━━ Data section ━━
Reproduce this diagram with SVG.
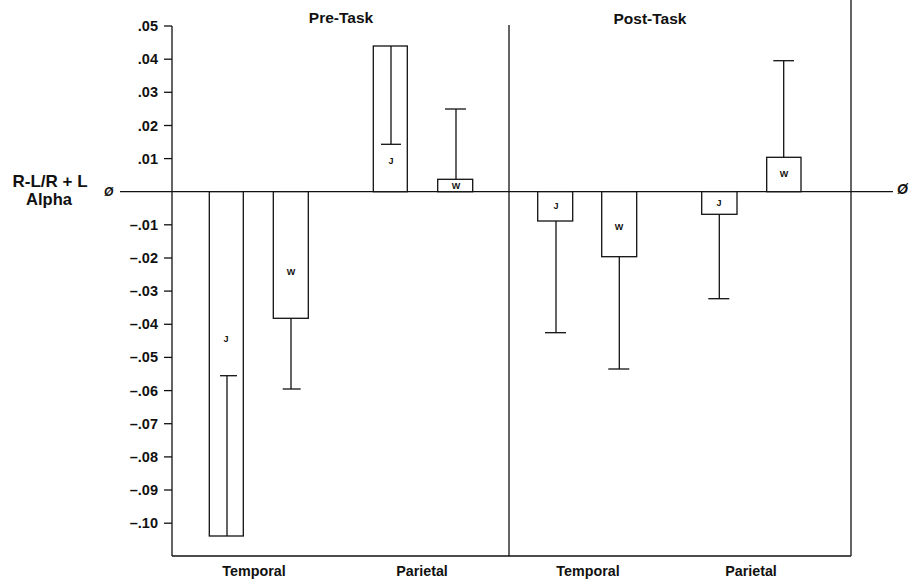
<svg xmlns="http://www.w3.org/2000/svg" width="912" height="582" viewBox="0 0 912 582">
<style>
.ln{stroke:#111;stroke-width:1.3;fill:none}
.bar{stroke:#111;stroke-width:1.3;fill:#fff}
.t{font-family:"Liberation Sans",Arial,sans-serif;font-weight:bold;fill:#111}
.tick{font-size:14.5px;text-anchor:end}
.cat{font-size:14.3px;text-anchor:middle}
.hd{font-size:15.5px;text-anchor:middle}
.bl{font-size:9px;text-anchor:middle}
.z{font-family:"Liberation Sans",Arial,sans-serif;font-weight:bold;font-style:italic;fill:#111;font-size:12px}
</style>
<rect width="912" height="582" fill="#fff"/>
<g id="axes">
<line class="ln" x1="172" y1="26" x2="172" y2="556"/>
<line class="ln" x1="172" y1="556" x2="851" y2="556"/>
<line class="ln" x1="509" y1="25" x2="509" y2="556"/>
<line class="ln" x1="851" y1="0" x2="851" y2="556"/>
<line class="ln" x1="120" y1="191.7" x2="893" y2="191.7"/>
<g class="ln">
<line x1="164" y1="26" x2="172" y2="26"/>
<line x1="164" y1="59.2" x2="172" y2="59.2"/>
<line x1="164" y1="92.3" x2="172" y2="92.3"/>
<line x1="164" y1="125.5" x2="172" y2="125.5"/>
<line x1="164" y1="158.6" x2="172" y2="158.6"/>
<line x1="164" y1="224.8" x2="172" y2="224.8"/>
<line x1="164" y1="258" x2="172" y2="258"/>
<line x1="164" y1="291.1" x2="172" y2="291.1"/>
<line x1="164" y1="324.3" x2="172" y2="324.3"/>
<line x1="164" y1="357.4" x2="172" y2="357.4"/>
<line x1="164" y1="390.6" x2="172" y2="390.6"/>
<line x1="164" y1="423.7" x2="172" y2="423.7"/>
<line x1="164" y1="456.9" x2="172" y2="456.9"/>
<line x1="164" y1="490" x2="172" y2="490"/>
<line x1="164" y1="523.2" x2="172" y2="523.2"/>
</g>
<g class="t tick">
<text x="158" y="31">.05</text>
<text x="158" y="64.2">.04</text>
<text x="158" y="97.3">.03</text>
<text x="158" y="130.5">.02</text>
<text x="158" y="163.6">.01</text>
<text x="158" y="229.8">–.01</text>
<text x="158" y="263">–.02</text>
<text x="158" y="296.1">–.03</text>
<text x="158" y="329.3">–.04</text>
<text x="158" y="362.4">–.05</text>
<text x="158" y="395.6">–.06</text>
<text x="158" y="428.7">–.07</text>
<text x="158" y="461.9">–.08</text>
<text x="158" y="495">–.09</text>
<text x="158" y="528.2">–.10</text>
</g>
<text class="z" x="104" y="196">Ø</text>
<text class="z" x="897" y="194" style="font-size:14px">Ø</text>
<text class="t" x="50" y="187" style="font-size:17px;text-anchor:middle">R-L/R + L</text>
<text class="t" x="49" y="205" style="font-size:16.5px;text-anchor:middle">Alpha</text>
<text class="t hd" x="341" y="23">Pre-Task</text>
<text class="t hd" x="650" y="24">Post-Task</text>
<text class="t cat" x="254" y="576">Temporal</text>
<text class="t cat" x="422" y="576">Parietal</text>
<text class="t cat" x="588" y="576">Temporal</text>
<text class="t cat" x="751" y="576">Parietal</text>
</g>
<g id="pre-temporal-J">
<rect class="bar" x="209.3" y="191.7" width="34" height="344.3"/>
<line class="ln" x1="227" y1="536" x2="227" y2="375.7"/>
<line class="ln" x1="220" y1="375.7" x2="237" y2="375.7"/>
<text class="t bl" x="226" y="342">J</text>
</g>
<g id="pre-temporal-W">
<rect class="bar" x="273.3" y="191.7" width="35" height="126.6"/>
<line class="ln" x1="291" y1="318.3" x2="291" y2="389"/>
<line class="ln" x1="282.7" y1="389" x2="300.7" y2="389"/>
<text class="t bl" x="291" y="275">W</text>
</g>
<g id="pre-parietal-J">
<rect class="bar" x="373.3" y="46" width="34" height="145.7"/>
<line class="ln" x1="391" y1="46" x2="391" y2="144.3"/>
<line class="ln" x1="381" y1="144.3" x2="401" y2="144.3"/>
<text class="t bl" x="391" y="164">J</text>
</g>
<g id="pre-parietal-W">
<rect class="bar" x="437.7" y="179.3" width="35" height="12.4"/>
<line class="ln" x1="456" y1="179.3" x2="456" y2="109"/>
<line class="ln" x1="445" y1="109" x2="466" y2="109"/>
<text class="t bl" x="456" y="189">W</text>
</g>
<g id="post-temporal-J">
<rect class="bar" x="537.7" y="191.7" width="35" height="29.3"/>
<line class="ln" x1="556" y1="221" x2="556" y2="332.7"/>
<line class="ln" x1="545" y1="332.7" x2="566" y2="332.7"/>
<text class="t bl" x="556" y="209">J</text>
</g>
<g id="post-temporal-W">
<rect class="bar" x="601.7" y="191.7" width="35" height="65"/>
<line class="ln" x1="619.3" y1="256.7" x2="619.3" y2="369"/>
<line class="ln" x1="608.3" y1="369" x2="629.3" y2="369"/>
<text class="t bl" x="619" y="230">W</text>
</g>
<g id="post-parietal-J">
<rect class="bar" x="701.7" y="191.7" width="35.3" height="22.6"/>
<line class="ln" x1="719.3" y1="214.3" x2="719.3" y2="298.7"/>
<line class="ln" x1="708.3" y1="298.7" x2="729.3" y2="298.7"/>
<text class="t bl" x="719" y="206">J</text>
</g>
<g id="post-parietal-W">
<rect class="bar" x="766.7" y="157.3" width="34.3" height="34.4"/>
<line class="ln" x1="783.7" y1="157.3" x2="783.7" y2="60.7"/>
<line class="ln" x1="773.3" y1="60.7" x2="794" y2="60.7"/>
<text class="t bl" x="784" y="177">W</text>
</g>
</svg>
━━━
[Aim of the exercise]
Go through the listing above and quote it exactly, apart from its images.

[Full response]
Reproduce this diagram with SVG.
<svg xmlns="http://www.w3.org/2000/svg" width="912" height="582" viewBox="0 0 912 582">
<style>
.ln{stroke:#111;stroke-width:1.3;fill:none}
.bar{stroke:#111;stroke-width:1.3;fill:#fff}
.t{font-family:"Liberation Sans",Arial,sans-serif;font-weight:bold;fill:#111}
.tick{font-size:14.5px;text-anchor:end}
.cat{font-size:14.3px;text-anchor:middle}
.hd{font-size:15.5px;text-anchor:middle}
.bl{font-size:9px;text-anchor:middle}
.z{font-family:"Liberation Sans",Arial,sans-serif;font-weight:bold;font-style:italic;fill:#111;font-size:12px}
</style>
<rect width="912" height="582" fill="#fff"/>
<g id="axes">
<line class="ln" x1="172" y1="26" x2="172" y2="556"/>
<line class="ln" x1="172" y1="556" x2="851" y2="556"/>
<line class="ln" x1="509" y1="25" x2="509" y2="556"/>
<line class="ln" x1="851" y1="0" x2="851" y2="556"/>
<line class="ln" x1="120" y1="191.7" x2="893" y2="191.7"/>
<g class="ln">
<line x1="164" y1="26" x2="172" y2="26"/>
<line x1="164" y1="59.2" x2="172" y2="59.2"/>
<line x1="164" y1="92.3" x2="172" y2="92.3"/>
<line x1="164" y1="125.5" x2="172" y2="125.5"/>
<line x1="164" y1="158.6" x2="172" y2="158.6"/>
<line x1="164" y1="224.8" x2="172" y2="224.8"/>
<line x1="164" y1="258" x2="172" y2="258"/>
<line x1="164" y1="291.1" x2="172" y2="291.1"/>
<line x1="164" y1="324.3" x2="172" y2="324.3"/>
<line x1="164" y1="357.4" x2="172" y2="357.4"/>
<line x1="164" y1="390.6" x2="172" y2="390.6"/>
<line x1="164" y1="423.7" x2="172" y2="423.7"/>
<line x1="164" y1="456.9" x2="172" y2="456.9"/>
<line x1="164" y1="490" x2="172" y2="490"/>
<line x1="164" y1="523.2" x2="172" y2="523.2"/>
</g>
<g class="t tick">
<text x="158" y="31">.05</text>
<text x="158" y="64.2">.04</text>
<text x="158" y="97.3">.03</text>
<text x="158" y="130.5">.02</text>
<text x="158" y="163.6">.01</text>
<text x="158" y="229.8">–.01</text>
<text x="158" y="263">–.02</text>
<text x="158" y="296.1">–.03</text>
<text x="158" y="329.3">–.04</text>
<text x="158" y="362.4">–.05</text>
<text x="158" y="395.6">–.06</text>
<text x="158" y="428.7">–.07</text>
<text x="158" y="461.9">–.08</text>
<text x="158" y="495">–.09</text>
<text x="158" y="528.2">–.10</text>
</g>
<text class="z" x="104" y="196">Ø</text>
<text class="z" x="897" y="194" style="font-size:14px">Ø</text>
<text class="t" x="50" y="187" style="font-size:17px;text-anchor:middle">R-L/R + L</text>
<text class="t" x="49" y="205" style="font-size:16.5px;text-anchor:middle">Alpha</text>
<text class="t hd" x="341" y="23">Pre-Task</text>
<text class="t hd" x="650" y="24">Post-Task</text>
<text class="t cat" x="254" y="576">Temporal</text>
<text class="t cat" x="422" y="576">Parietal</text>
<text class="t cat" x="588" y="576">Temporal</text>
<text class="t cat" x="751" y="576">Parietal</text>
</g>
<g id="pre-temporal-J">
<rect class="bar" x="209.3" y="191.7" width="34" height="344.3"/>
<line class="ln" x1="227" y1="536" x2="227" y2="375.7"/>
<line class="ln" x1="220" y1="375.7" x2="237" y2="375.7"/>
<text class="t bl" x="226" y="342">J</text>
</g>
<g id="pre-temporal-W">
<rect class="bar" x="273.3" y="191.7" width="35" height="126.6"/>
<line class="ln" x1="291" y1="318.3" x2="291" y2="389"/>
<line class="ln" x1="282.7" y1="389" x2="300.7" y2="389"/>
<text class="t bl" x="291" y="275">W</text>
</g>
<g id="pre-parietal-J">
<rect class="bar" x="373.3" y="46" width="34" height="145.7"/>
<line class="ln" x1="391" y1="46" x2="391" y2="144.3"/>
<line class="ln" x1="381" y1="144.3" x2="401" y2="144.3"/>
<text class="t bl" x="391" y="164">J</text>
</g>
<g id="pre-parietal-W">
<rect class="bar" x="437.7" y="179.3" width="35" height="12.4"/>
<line class="ln" x1="456" y1="179.3" x2="456" y2="109"/>
<line class="ln" x1="445" y1="109" x2="466" y2="109"/>
<text class="t bl" x="456" y="189">W</text>
</g>
<g id="post-temporal-J">
<rect class="bar" x="537.7" y="191.7" width="35" height="29.3"/>
<line class="ln" x1="556" y1="221" x2="556" y2="332.7"/>
<line class="ln" x1="545" y1="332.7" x2="566" y2="332.7"/>
<text class="t bl" x="556" y="209">J</text>
</g>
<g id="post-temporal-W">
<rect class="bar" x="601.7" y="191.7" width="35" height="65"/>
<line class="ln" x1="619.3" y1="256.7" x2="619.3" y2="369"/>
<line class="ln" x1="608.3" y1="369" x2="629.3" y2="369"/>
<text class="t bl" x="619" y="230">W</text>
</g>
<g id="post-parietal-J">
<rect class="bar" x="701.7" y="191.7" width="35.3" height="22.6"/>
<line class="ln" x1="719.3" y1="214.3" x2="719.3" y2="298.7"/>
<line class="ln" x1="708.3" y1="298.7" x2="729.3" y2="298.7"/>
<text class="t bl" x="719" y="206">J</text>
</g>
<g id="post-parietal-W">
<rect class="bar" x="766.7" y="157.3" width="34.3" height="34.4"/>
<line class="ln" x1="783.7" y1="157.3" x2="783.7" y2="60.7"/>
<line class="ln" x1="773.3" y1="60.7" x2="794" y2="60.7"/>
<text class="t bl" x="784" y="177">W</text>
</g>
</svg>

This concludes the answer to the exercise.